=== Dataset content ===

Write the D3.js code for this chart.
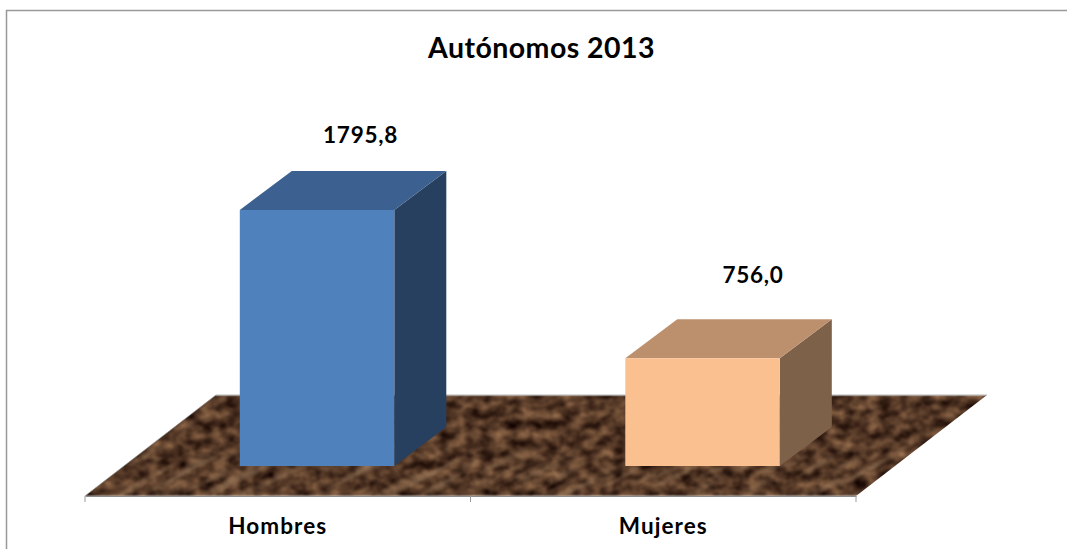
<!DOCTYPE html>
<html><head><meta charset="utf-8">
<script src="https://cdn.jsdelivr.net/npm/d3@7/dist/d3.min.js"></script>
<style>html,body{margin:0;padding:0;background:#fff;overflow:hidden}svg{display:block}text{font-family:Lato,"Noto Sans",sans-serif;font-weight:700;fill:#000}</style>
</head><body><svg id="c" width="1067" height="549"></svg>
<script>
const categories = ["Hombres", "Mujeres"];
const values = [1795.8, 756.0];
const valueLabels = ["1795,8", "756,0"];
const frontColors = ["#4f81bd", "#fac090"];
const topColors = ["#3c6190", "#bc906c"];
const sideColors = ["#284060", "#7e6149"];
const titleText = "Autónomos 2013";

const W = 1067, H = 549;
const svg = d3.select("#c").attr("viewBox", [0, 0, W, H]);
const axisLeft = 85, axisRight = 856, axisY = 496, floorBackY = 395, floorDx = 131;
const baseY = 466, depthX = 52, depthY = 39;
const x = d3.scaleBand().domain(categories).range([axisLeft, axisRight]).paddingInner(0).paddingOuter(0);
const y = d3.scaleLinear().domain([0, 1795.8]).range([baseY, 210]);
const barW = 154.5, barShift = 39.3;
const labelDx = [43.5, 50.5], labelGap = [67.5, 75];

const defs = svg.append("defs");
const f = defs.append("filter").attr("id", "wood").attr("x", 0).attr("y", 0).attr("width", 1).attr("height", 1)
  .attr("color-interpolation-filters", "sRGB");
f.append("feTurbulence").attr("type", "fractalNoise").attr("baseFrequency", "0.075 0.1").attr("numOctaves", 3).attr("seed", 11).attr("result", "n");
f.append("feColorMatrix").attr("in", "n").attr("type", "matrix").attr("result", "c").attr("values",
  "0.72 0 0 0 -0.03  0.58 0 0 0 -0.07  0.42 0 0 0 -0.06  0 0 0 0 1");
f.append("feGaussianBlur").attr("in", "c").attr("stdDeviation", 1);

const s = defs.append("filter").attr("id", "streak").attr("x", 0).attr("y", 0).attr("width", 1).attr("height", 1)
  .attr("color-interpolation-filters", "sRGB");
s.append("feTurbulence").attr("type", "fractalNoise").attr("baseFrequency", "0.014 0.12").attr("numOctaves", 2).attr("seed", 5);
s.append("feColorMatrix").attr("type", "matrix").attr("values",
  "0 0 0 0 0.62  0 0 0 0 0.5  0 0 0 0 0.38  2.6 0 0 0 -1.25");
s.append("feGaussianBlur").attr("stdDeviation", 1);

const fade = defs.append("linearGradient").attr("id", "fade").attr("x1", 0).attr("x2", 0).attr("y1", 0).attr("y2", 1);
fade.append("stop").attr("offset", "0.45").attr("stop-color", "#000");
fade.append("stop").attr("offset", "0.78").attr("stop-color", "#ccc");
fade.append("stop").attr("offset", "1").attr("stop-color", "#777");
defs.append("mask").attr("id", "fadeMask").attr("maskUnits", "userSpaceOnUse")
  .attr("x", axisLeft).attr("y", floorBackY).attr("width", 920).attr("height", axisY - floorBackY)
  .append("rect").attr("x", axisLeft).attr("y", floorBackY).attr("width", 920).attr("height", axisY - floorBackY).attr("fill", "url(#fade)");
defs.append("clipPath").attr("id", "floorClip").append("polygon")
  .attr("points", [[axisLeft, axisY], [axisRight, axisY], [axisRight + floorDx, floorBackY], [axisLeft + floorDx, floorBackY]].join(" "));

svg.append("path").attr("d", `M6.5 ${H}V10.5H${W}`).attr("fill", "none").attr("stroke", "#999").attr("stroke-width", 1.5);

const floor = svg.append("g");
const tex = floor.append("g").attr("clip-path", "url(#floorClip)");
tex.append("rect").attr("x", axisLeft).attr("y", floorBackY).attr("width", axisRight + floorDx - axisLeft).attr("height", axisY - floorBackY)
  .attr("filter", "url(#wood)");
tex.append("g").attr("mask", "url(#fadeMask)")
  .append("rect").attr("x", 100).attr("y", 300).attr("width", 800).attr("height", 400)
  .attr("transform", "rotate(-28 470 470)").attr("filter", "url(#streak)");
floor.append("path").attr("d", `M${axisLeft + floorDx} ${floorBackY}H${axisRight + floorDx}`).attr("stroke", "#b5b5b5").attr("stroke-width", 1).attr("fill", "none");
floor.append("path").attr("d", `M${axisLeft} ${axisY}L${axisLeft + floorDx} ${floorBackY}`).attr("stroke", "#8a8a8a").attr("stroke-width", .7).attr("fill", "none");

const axis = svg.append("g").attr("transform", `translate(0,${axisY})`).call(
  d3.axisBottom(x).tickSize(0).tickSizeOuter(0).tickPadding(22));
axis.select(".domain").attr("stroke", "#8c8c8c").attr("stroke-width", 1.2);
axis.selectAll("text").attr("font-size", 22.5).attr("letter-spacing", 1.05).attr("fill", "#000").style("font-family", 'Lato,"Noto Sans",sans-serif').attr("dy", "0.71em");
const tickX = [axisLeft, x(categories[1]), axisRight];
svg.append("g").selectAll("line").data(tickX).join("line")
  .attr("x1", d => d).attr("x2", d => d).attr("y1", axisY).attr("y2", axisY + 6).attr("stroke", "#9a9a9a").attr("stroke-width", 1);

const bars = svg.append("g").selectAll("g").data(categories).join("g");
const bx = d => x(d) + (x.bandwidth() - barW) / 2 + barShift;
const val = (d, i) => y(values[i]);
bars.append("polygon").attr("fill", (d, i) => sideColors[i]).attr("points", (d, i) => {
  const r = bx(d) + barW, t = val(d, i);
  return [[r, t], [r + depthX, t - depthY], [r + depthX, baseY - depthY], [r, baseY]].join(" ");
});
bars.append("polygon").attr("fill", (d, i) => topColors[i]).attr("points", (d, i) => {
  const l = bx(d), r = l + barW, t = val(d, i);
  return [[l, t], [r, t], [r + depthX, t - depthY], [l + depthX, t - depthY]].join(" ");
});
bars.append("rect").attr("fill", (d, i) => frontColors[i]).attr("x", bx).attr("width", barW)
  .attr("y", val).attr("height", (d, i) => baseY - val(d, i));

svg.append("g").selectAll("text").data(valueLabels).join("text")
  .attr("x", (d, i) => bx(categories[i]) + barW / 2 + labelDx[i]).attr("y", (d, i) => val(d, i) - labelGap[i])
  .attr("text-anchor", "middle").attr("font-size", 22.5).attr("letter-spacing", 0.75).text(d => d);
svg.append("text").attr("x", 541.5).attr("y", 58).attr("text-anchor", "middle").attr("font-size", 28.5).attr("letter-spacing", 0.45).text(titleText);
</script></body></html>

===

§ **Work to be completed**
Could you repeat all of the material exactly? Pictures should not be copied.

§ **Answer to this task**
Write the D3.js code for this chart.
<!DOCTYPE html>
<html><head><meta charset="utf-8">
<script src="https://cdn.jsdelivr.net/npm/d3@7/dist/d3.min.js"></script>
<style>html,body{margin:0;padding:0;background:#fff;overflow:hidden}svg{display:block}text{font-family:Lato,"Noto Sans",sans-serif;font-weight:700;fill:#000}</style>
</head><body><svg id="c" width="1067" height="549"></svg>
<script>
const categories = ["Hombres", "Mujeres"];
const values = [1795.8, 756.0];
const valueLabels = ["1795,8", "756,0"];
const frontColors = ["#4f81bd", "#fac090"];
const topColors = ["#3c6190", "#bc906c"];
const sideColors = ["#284060", "#7e6149"];
const titleText = "Autónomos 2013";

const W = 1067, H = 549;
const svg = d3.select("#c").attr("viewBox", [0, 0, W, H]);
const axisLeft = 85, axisRight = 856, axisY = 496, floorBackY = 395, floorDx = 131;
const baseY = 466, depthX = 52, depthY = 39;
const x = d3.scaleBand().domain(categories).range([axisLeft, axisRight]).paddingInner(0).paddingOuter(0);
const y = d3.scaleLinear().domain([0, 1795.8]).range([baseY, 210]);
const barW = 154.5, barShift = 39.3;
const labelDx = [43.5, 50.5], labelGap = [67.5, 75];

const defs = svg.append("defs");
const f = defs.append("filter").attr("id", "wood").attr("x", 0).attr("y", 0).attr("width", 1).attr("height", 1)
  .attr("color-interpolation-filters", "sRGB");
f.append("feTurbulence").attr("type", "fractalNoise").attr("baseFrequency", "0.075 0.1").attr("numOctaves", 3).attr("seed", 11).attr("result", "n");
f.append("feColorMatrix").attr("in", "n").attr("type", "matrix").attr("result", "c").attr("values",
  "0.72 0 0 0 -0.03  0.58 0 0 0 -0.07  0.42 0 0 0 -0.06  0 0 0 0 1");
f.append("feGaussianBlur").attr("in", "c").attr("stdDeviation", 1);

const s = defs.append("filter").attr("id", "streak").attr("x", 0).attr("y", 0).attr("width", 1).attr("height", 1)
  .attr("color-interpolation-filters", "sRGB");
s.append("feTurbulence").attr("type", "fractalNoise").attr("baseFrequency", "0.014 0.12").attr("numOctaves", 2).attr("seed", 5);
s.append("feColorMatrix").attr("type", "matrix").attr("values",
  "0 0 0 0 0.62  0 0 0 0 0.5  0 0 0 0 0.38  2.6 0 0 0 -1.25");
s.append("feGaussianBlur").attr("stdDeviation", 1);

const fade = defs.append("linearGradient").attr("id", "fade").attr("x1", 0).attr("x2", 0).attr("y1", 0).attr("y2", 1);
fade.append("stop").attr("offset", "0.45").attr("stop-color", "#000");
fade.append("stop").attr("offset", "0.78").attr("stop-color", "#ccc");
fade.append("stop").attr("offset", "1").attr("stop-color", "#777");
defs.append("mask").attr("id", "fadeMask").attr("maskUnits", "userSpaceOnUse")
  .attr("x", axisLeft).attr("y", floorBackY).attr("width", 920).attr("height", axisY - floorBackY)
  .append("rect").attr("x", axisLeft).attr("y", floorBackY).attr("width", 920).attr("height", axisY - floorBackY).attr("fill", "url(#fade)");
defs.append("clipPath").attr("id", "floorClip").append("polygon")
  .attr("points", [[axisLeft, axisY], [axisRight, axisY], [axisRight + floorDx, floorBackY], [axisLeft + floorDx, floorBackY]].join(" "));

svg.append("path").attr("d", `M6.5 ${H}V10.5H${W}`).attr("fill", "none").attr("stroke", "#999").attr("stroke-width", 1.5);

const floor = svg.append("g");
const tex = floor.append("g").attr("clip-path", "url(#floorClip)");
tex.append("rect").attr("x", axisLeft).attr("y", floorBackY).attr("width", axisRight + floorDx - axisLeft).attr("height", axisY - floorBackY)
  .attr("filter", "url(#wood)");
tex.append("g").attr("mask", "url(#fadeMask)")
  .append("rect").attr("x", 100).attr("y", 300).attr("width", 800).attr("height", 400)
  .attr("transform", "rotate(-28 470 470)").attr("filter", "url(#streak)");
floor.append("path").attr("d", `M${axisLeft + floorDx} ${floorBackY}H${axisRight + floorDx}`).attr("stroke", "#b5b5b5").attr("stroke-width", 1).attr("fill", "none");
floor.append("path").attr("d", `M${axisLeft} ${axisY}L${axisLeft + floorDx} ${floorBackY}`).attr("stroke", "#8a8a8a").attr("stroke-width", .7).attr("fill", "none");

const axis = svg.append("g").attr("transform", `translate(0,${axisY})`).call(
  d3.axisBottom(x).tickSize(0).tickSizeOuter(0).tickPadding(22));
axis.select(".domain").attr("stroke", "#8c8c8c").attr("stroke-width", 1.2);
axis.selectAll("text").attr("font-size", 22.5).attr("letter-spacing", 1.05).attr("fill", "#000").style("font-family", 'Lato,"Noto Sans",sans-serif').attr("dy", "0.71em");
const tickX = [axisLeft, x(categories[1]), axisRight];
svg.append("g").selectAll("line").data(tickX).join("line")
  .attr("x1", d => d).attr("x2", d => d).attr("y1", axisY).attr("y2", axisY + 6).attr("stroke", "#9a9a9a").attr("stroke-width", 1);

const bars = svg.append("g").selectAll("g").data(categories).join("g");
const bx = d => x(d) + (x.bandwidth() - barW) / 2 + barShift;
const val = (d, i) => y(values[i]);
bars.append("polygon").attr("fill", (d, i) => sideColors[i]).attr("points", (d, i) => {
  const r = bx(d) + barW, t = val(d, i);
  return [[r, t], [r + depthX, t - depthY], [r + depthX, baseY - depthY], [r, baseY]].join(" ");
});
bars.append("polygon").attr("fill", (d, i) => topColors[i]).attr("points", (d, i) => {
  const l = bx(d), r = l + barW, t = val(d, i);
  return [[l, t], [r, t], [r + depthX, t - depthY], [l + depthX, t - depthY]].join(" ");
});
bars.append("rect").attr("fill", (d, i) => frontColors[i]).attr("x", bx).attr("width", barW)
  .attr("y", val).attr("height", (d, i) => baseY - val(d, i));

svg.append("g").selectAll("text").data(valueLabels).join("text")
  .attr("x", (d, i) => bx(categories[i]) + barW / 2 + labelDx[i]).attr("y", (d, i) => val(d, i) - labelGap[i])
  .attr("text-anchor", "middle").attr("font-size", 22.5).attr("letter-spacing", 0.75).text(d => d);
svg.append("text").attr("x", 541.5).attr("y", 58).attr("text-anchor", "middle").attr("font-size", 28.5).attr("letter-spacing", 0.45).text(titleText);
</script></body></html>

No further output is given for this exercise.